Lo avevamo perso la scorsa estate a Fiorenzuola d’Arda, abbiamo rimediato lo scorso 27 marzo quando Troy “Trombone Shorty” Andrews con la sua formazione, Orleans Avenue, ha fatto tappa alla Santeria di Milano, unica tappa italiana del suo passaggio in Europa. Inizio puntualissimo, sono infatti le 21,30 quando il gruppo sale sul palco, nove elementi, con due coriste, due sassofonisti, due chitarristi oltre alla solida sezione ritmica per un concerto che come ripete lo stesso Shorty è animato dallo spirito delle feste.

Il repertorio attinge da tutti i suoi dischi solisti, in particolare da “Parking Lot Symphony” uscito un paio d’anni fa su etichetta Blue Note, come l’attacco molto carico di “Where It At”. La sua è una musica che mischia funk, r&b, rock, soul, una spruzzata di jazz, con brani dilatati dagli interventi solisti, un groove quasi incessante che rimanda alla gloriosa tradizione della Crescent City. Già perché Shorty trasporta il pubblico, molto coinvolto, nella sua città natale, riprendendo ad esempio un pezzo dei Meters, “It Ain’t No Use”, una band che continua ad avere una influenza pervasiva, tra l’altro lui ha riunito tutti i membri originali per un pezzo nel suo album “Say That To Say This”.

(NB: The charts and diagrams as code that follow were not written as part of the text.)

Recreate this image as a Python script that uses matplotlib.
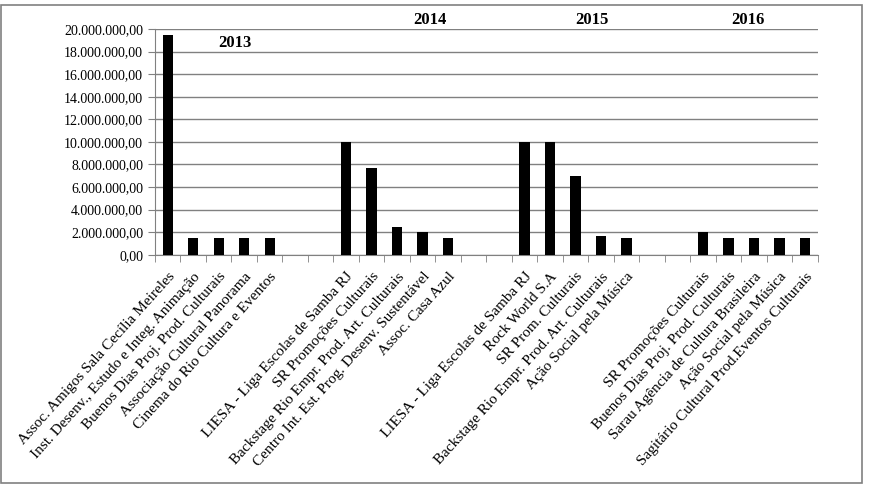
import numpy as np
import matplotlib.pyplot as plt
from matplotlib.patches import Rectangle
from matplotlib.ticker import FuncFormatter

plt.rcParams['font.family'] = ['Liberation Serif', 'DejaVu Serif']

# data (two empty slots between the years)
labels = [
    'Assoc. Amigos Sala Cecília Meireles',
    'Inst. Desenv., Estudo e Integ. Animação',
    'Buenos Dias Proj. Prod. Culturais',
    'Associação Cultural Panorama',
    'Cinema do Rio Cultura e Eventos',
    '', '',
    'LIESA - Liga Escolas de Samba RJ',
    'SR Promoções Culturais',
    'Backstage Rio Empr. Prod. Art. Culturais',
    'Centro Int. Est. Prog. Desenv. Sustentável',
    'Assoc. Casa Azul',
    '', '',
    'LIESA - Liga Escolas de Samba RJ',
    'Rock World S.A',
    'SR Prom. Culturais',
    'Backstage Rio Empr. Prod. Art. Culturais',
    'Ação Social pela Música',
    '', '',
    'SR Promoções Culturais',
    'Buenos Dias Proj. Prod. Culturais',
    'Sarau Agência de Cultura Brasileira',
    'Ação Social pela Música',
    'Sagitário Cultural Prod.Eventos Culturais',
]
values = [
    19500000, 1500000, 1500000, 1500000, 1500000,
    0, 0,
    10000000, 7700000, 2500000, 2000000, 1500000,
    0, 0,
    10000000, 10000000, 7000000, 1700000, 1500000,
    0, 0,
    2000000, 1500000, 1500000, 1500000, 1500000,
]
years = ['2013', '2014', '2015', '2016']

fig = plt.figure(figsize=(8.7, 4.91), dpi=100)
ax = fig.add_axes([0.178, 0.481, 0.762, 0.460])

x = np.arange(len(labels))
ax.bar(x, values, width=0.4, color='black', zorder=3)

ax.set_xlim(-0.5, len(labels) - 0.5)
ax.set_ylim(0, 20000000)
ax.set_yticks(np.arange(0, 20000001, 2000000))

def fmt(v, pos):
    s = '{:,.2f}'.format(v)
    return s.replace(',', 'X').replace('.', ',').replace('X', '.')

ax.yaxis.set_major_formatter(FuncFormatter(fmt))
ax.grid(axis='y', color='#808080', linewidth=1, zorder=0)

ax.set_xticks(x)
ax.set_xticklabels(labels, rotation=48, ha='right', va='top',
                   rotation_mode='anchor', fontsize=11)
ax.tick_params(axis='x', which='major', length=0, pad=11)
ax.set_xticks(np.arange(-0.5, len(labels)), minor=True)
ax.tick_params(axis='x', which='minor', length=5, color='#808080', direction='out')
ax.tick_params(axis='y', labelsize=10, length=5, color='#808080')

for s in ['top', 'right']:
    ax.spines[s].set_visible(False)
for s in ['left', 'bottom']:
    ax.spines[s].set_color('#808080')

# year labels
ax.text(2.64, 18760000, years[0], ha='center', va='center', fontsize=12, fontweight='bold')
ax.text(10.28, 20800000, years[1], ha='center', va='center', fontsize=12, fontweight='bold')
ax.text(16.64, 20800000, years[2], ha='center', va='center', fontsize=12, fontweight='bold')
ax.text(22.75, 20800000, years[3], ha='center', va='center', fontsize=12, fontweight='bold')

fig.patches.append(Rectangle((0.001, 0.016), 0.990, 0.974, transform=fig.transFigure,
                             fill=False, edgecolor='#808080', linewidth=1.2))

fig.savefig('out.png', dpi=100)
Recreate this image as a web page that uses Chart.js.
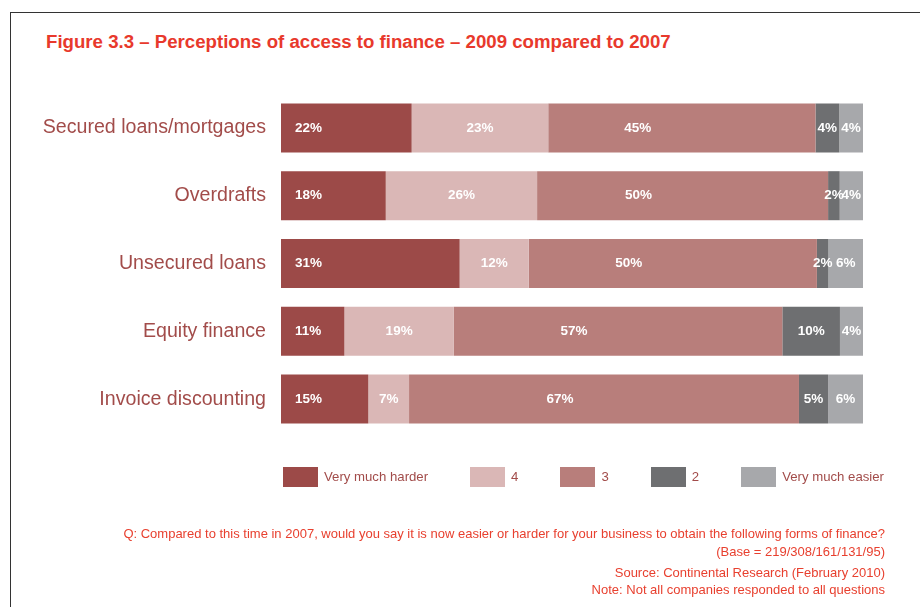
<!DOCTYPE html>
<html>
<head>
<meta charset="utf-8">
<script src="https://cdn.jsdelivr.net/npm/chart.js@4.4.1/dist/chart.umd.min.js"></script>
<style>
  html, body { margin: 0; padding: 0; background: #fff; }
  body { width: 920px; height: 607px; position: relative; overflow: hidden; font-family: 'Liberation Sans', Arial, sans-serif; }
  #frame { position: absolute; left: 10px; top: 12px; width: 920px; height: 600px; border-top: 1.5px solid #333; border-left: 1.5px solid #333; }
  #wrap { position: absolute; left: 0; top: 0; width: 920px; height: 607px; }
  #title { position: absolute; left: 46px; top: 31px; font-size: 18.65px; line-height: 22px; font-weight: bold; color: #e8392c; white-space: nowrap; }
  #legend { position: absolute; left: 283px; top: 467px; display: flex; gap: 42px; }
  .item { display: flex; align-items: center; font-size: 13.2px; line-height: 20px; color: #a24c4a; }
  .swatch { display: inline-block; width: 35px; height: 20px; margin-right: 6px; }
  .note { position: absolute; right: 35px; font-size: 13px; line-height: 16px; color: #e8402f; white-space: nowrap; }
</style>
</head>
<body>
<div id="frame"></div>
<div id="title">Figure 3.3 – Perceptions of access to finance – 2009 compared to 2007</div>
<div id="wrap"><canvas id="my-chart-bars"></canvas></div>
<div id="legend"></div>
<div class="note" style="top:526px">Q: Compared to this time in 2007, would you say it is now easier or harder for your business to obtain the following forms of finance?</div>
<div class="note" style="top:544px">(Base = 219/308/161/131/95)</div>
<div class="note" style="top:565px">Source: Continental Research (February 2010)</div>
<div class="note" style="top:582px">Note: Not all companies responded to all questions</div>
<script>
const categories = ['Secured loans/mortgages', 'Overdrafts', 'Unsecured loans', 'Equity finance', 'Invoice discounting'];
const seriesNames = ['Very much harder', '4', '3', '2', 'Very much easier'];
const veryMuchHarder = [22, 18, 31, 11, 15];
const rating4 = [23, 26, 12, 19, 7];
const rating3 = [45, 50, 50, 57, 67];
const rating2 = [4, 2, 2, 10, 5];
const veryMuchEasier = [4, 4, 6, 4, 6];

const colors = ['#9c4a48', '#dab7b6', '#b87e7b', '#6e6f71', '#a7a8ab'];
const series = [veryMuchHarder, rating4, rating3, rating2, veryMuchEasier];

// every bar is drawn full width, so each row is scaled to 100
const rowTotals = categories.map((c, i) => series.reduce((s, arr) => s + arr[i], 0));

const datasets = series.map((arr, k) => ({
  label: seriesNames[k],
  data: arr.map((v, i) => v / rowTotals[i] * 100),
  shown: arr,
  backgroundColor: colors[k],
  borderWidth: 0,
  categoryPercentage: 1,
  barPercentage: 0.723
}));

const valueLabels = {
  id: 'valueLabels',
  afterDatasetsDraw(chart) {
    const ctx = chart.ctx;
    ctx.save();
    ctx.font = 'bold 13.5px "Liberation Sans", Arial, sans-serif';
    ctx.fillStyle = '#ffffff';
    ctx.textBaseline = 'middle';
    chart.data.datasets.forEach((ds, k) => {
      chart.getDatasetMeta(k).data.forEach((bar, i) => {
        const text = ds.shown[i] + '%';
        const start = Math.min(bar.base, bar.x);
        const end = Math.max(bar.base, bar.x);
        if (k === 0) {
          ctx.textAlign = 'left';
          ctx.fillText(text, start + 14, bar.y);
        } else if (k === 2) {
          ctx.textAlign = 'center';
          ctx.fillText(text, (start + end) / 2 - 44, bar.y);
        } else {
          ctx.textAlign = 'center';
          ctx.fillText(text, (start + end) / 2, bar.y);
        }
      });
    });
    ctx.restore();
  }
};

const canvas = document.getElementById('my-chart-bars');
const ctx = canvas.getContext('2d');

new Chart(ctx, {
  type: 'bar',
  data: { labels: categories, datasets: datasets },
  options: {
    indexAxis: 'y',
    responsive: true,
    maintainAspectRatio: false,
    animation: false,
    layout: { padding: { left: 20, right: 57, top: 94, bottom: 174 } },
    scales: {
      x: { stacked: true, min: 0, max: 100, display: false },
      y: {
        stacked: true,
        grid: { display: false, drawTicks: false },
        border: { display: false },
        afterFit(scale) { scale.width = 261; },
        ticks: {
          padding: 15,
          color: '#a24c4a',
          font: { family: '"Liberation Sans", Arial, sans-serif', size: 19.6 }
        }
      }
    },
    plugins: {
      legend: { display: false },
      tooltip: { enabled: false }
    }
  },
  plugins: [valueLabels]
});

const legend = document.getElementById('legend');
seriesNames.forEach((name, k) => {
  const item = document.createElement('div');
  item.className = 'item';
  const sw = document.createElement('span');
  sw.className = 'swatch';
  sw.style.background = colors[k];
  item.appendChild(sw);
  item.appendChild(document.createTextNode(name));
  legend.appendChild(item);
});
</script>
</body>
</html>
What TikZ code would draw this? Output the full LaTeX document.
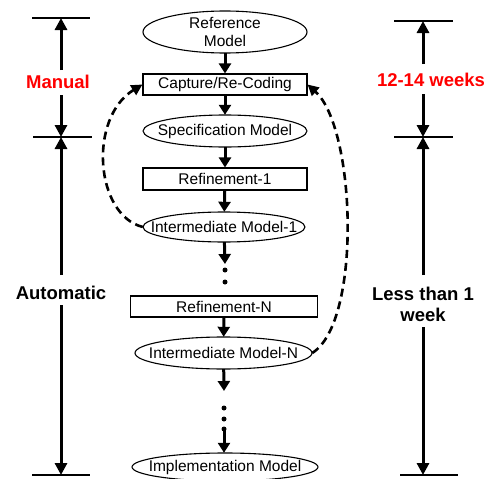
\documentclass[tikz,border=0pt]{standalone}
\usepackage{fontspec}
\setmainfont{Liberation Sans}
\usetikzlibrary{arrows.meta,shapes.geometric}
\begin{document}
\begin{tikzpicture}[x=1pt,y=-1pt,
  model/.style={rectangle,inner sep=0pt,font=\fontsize{15.5}{18}\selectfont,align=center},
  ell/.style={line width=1.1pt},
  stepbox/.style={rectangle,draw,line width=1.1pt,inner sep=0pt,font=\fontsize{15.5}{18}\selectfont},
  flow/.style={line width=3pt,-{Triangle[length=10pt,width=12pt]}},
  dimarrow/.style={line width=3pt,-{Triangle[length=12pt,width=12pt]}},
  dimline/.style={line width=1.1pt},
  fb/.style={line width=2.6pt,dash pattern=on 8pt off 5pt,-{Triangle[length=11pt,width=11pt]}},
  biglabel/.style={font=\bfseries\fontsize{18.5}{21}\selectfont,align=center},
  dotmark/.style={circle,fill,inner sep=0pt,minimum size=5pt}]
\useasboundingbox (0,0) rectangle (488,479);
% nodes
\node[model,minimum width=164pt,minimum height=42pt] (ref) at (225,32) {Reference\\Model};
\draw[ell] (ref.center) ellipse [x radius=82pt,y radius=21pt];
\node[stepbox,minimum width=164pt,minimum height=21pt] (cap) at (225,84.5) {Capture/Re-Coding};
\node[model,minimum width=164pt,minimum height=32pt] (spec) at (225,131) {Specification Model};
\draw[ell] (spec.center) ellipse [x radius=82pt,y radius=16pt];
\node[stepbox,minimum width=164pt,minimum height=22pt] (ref1) at (225,179) {Refinement-1};
\node[model,minimum width=162pt,minimum height=30pt] (im1) at (224,227) {Intermediate Model-1};
\draw[ell] (im1.center) ellipse [x radius=81pt,y radius=15pt];
\node[dotmark] (d1) at (225,270) {};
\node[dotmark] (d2) at (225,282) {};
\node[stepbox,minimum width=187pt,minimum height=21pt] (refn) at (224,306.5) {Refinement-N};
\node[model,minimum width=177pt,minimum height=32pt] (imn) at (223.5,353) {Intermediate Model-N};
\draw[ell] (imn.center) ellipse [x radius=88.5pt,y radius=16pt];
\node[dotmark] (d3) at (224,408) {};
\node[dotmark] (d4) at (224,419) {};
\node[dotmark] (d5) at (224,429) {};
\node[model,minimum width=186pt,minimum height=28pt] (impl) at (225,467) {Implementation Model};
\draw[ell] (impl.center) ellipse [x radius=93pt,y radius=14pt];
\coordinate (e1) at (225,264);
\coordinate (e2) at (224,391);
% flow arrows
\draw[flow] (ref) -- (cap);
\draw[flow] (cap) -- (spec);
\draw[flow] (spec) -- (ref1);
\draw[flow] (ref1) -- (im1);
\draw[flow] (im1) -- (e1);
\draw[flow] (refn) -- (imn);
\draw[flow] (imn) -- (e2);
\draw[flow] (d5.center) -- (d5.center |- impl.north);
% feedback
\draw[fb] (im1.west) .. controls (95,215) and (88,118) .. (cap.west);
\draw[fb] (imn.east) .. controls (362,322) and (356,128) .. (cap.east);
% left dimension
\node[biglabel,text=red] (man) at (58,82) {Manual};
\node[biglabel] (auto) at (61,293) {Automatic};
\coordinate (lt1) at (32,18); \coordinate (lt2) at (90,18);
\coordinate (lm1) at (33,137); \coordinate (lm2) at (92,137);
\coordinate (lb1) at (32,475); \coordinate (lb2) at (90,475);
\draw[dimline] (lt1) -- (lt2);
\draw[dimline] (lm1) -- (lm2);
\draw[dimline] (lb1) -- (lb2);
\draw[dimarrow] (61,70) -- (61,18);
\draw[dimarrow] (61,95) -- (61,137);
\draw[dimarrow] (61,275) -- (61,137);
\draw[dimarrow] (61,305) -- (61,475);
% right dimension
\node[biglabel,text=red] (wk) at (431,80) {12-14 weeks};
\node[biglabel] (less) at (423,304) {Less than 1\\week};
\coordinate (rt1) at (394,21); \coordinate (rt2) at (453,21);
\coordinate (rm1) at (394,137); \coordinate (rm2) at (453,137);
\coordinate (rb1) at (400,475); \coordinate (rb2) at (458,475);
\draw[dimline] (rt1) -- (rt2);
\draw[dimline] (rm1) -- (rm2);
\draw[dimline] (rb1) -- (rb2);
\draw[dimarrow] (423,64) -- (423,21);
\draw[dimarrow] (423,94) -- (423,137);
\draw[dimarrow] (423,275) -- (423,137);
\draw[dimarrow] (423,327) -- (423,475);
\end{tikzpicture}
\end{document}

Ad essa segue subito un altro brano di cui è autore un monumento della musica quale Allen Toussaint, “On Your Way Down”, che qualcuno ricorderà anche nelle versioni di Little Feat o Lee Dorsey. Shorty non sta fermo un attimo,  se la cava bene al canto e occasionalmente al tamburello, ma è nell’alternanza tra il trombone e la tromba, che dimostra tutto il suo talento multiforme, è effervescente su “Here Come The Girls”, ancora a firma Toussaint, resa celebre da Ernie K-Doe. La tradizione è vivificata da una versione di “On The Sunny Side Of The Street”, dove mostra virtuosismo e controllo. Il finale è in crescendo con due bis, gestiti dando spazio a ciascun musicista, tra cui spicca un solo del sax baritono (Dan Oestreicher) scatenato, oltre a Shorty in un assolo di tromba che sfida le capacità polmonari, poi spazio anche alle coriste, prima di guidare il pubblico, conquistato dalla sua energia incontenibile, su “When The Saints Go Marching In”. Shorty conosce benissimo il passato, non dimentichiamo che il nonno era Jessie Hill (autore di “Ooh Poo Pah Doo”) e  su di esso costruisce la sua musica che guarda al futuro sprizzando eclettismo e divertimento, per chi era sul palco e per chi era sotto.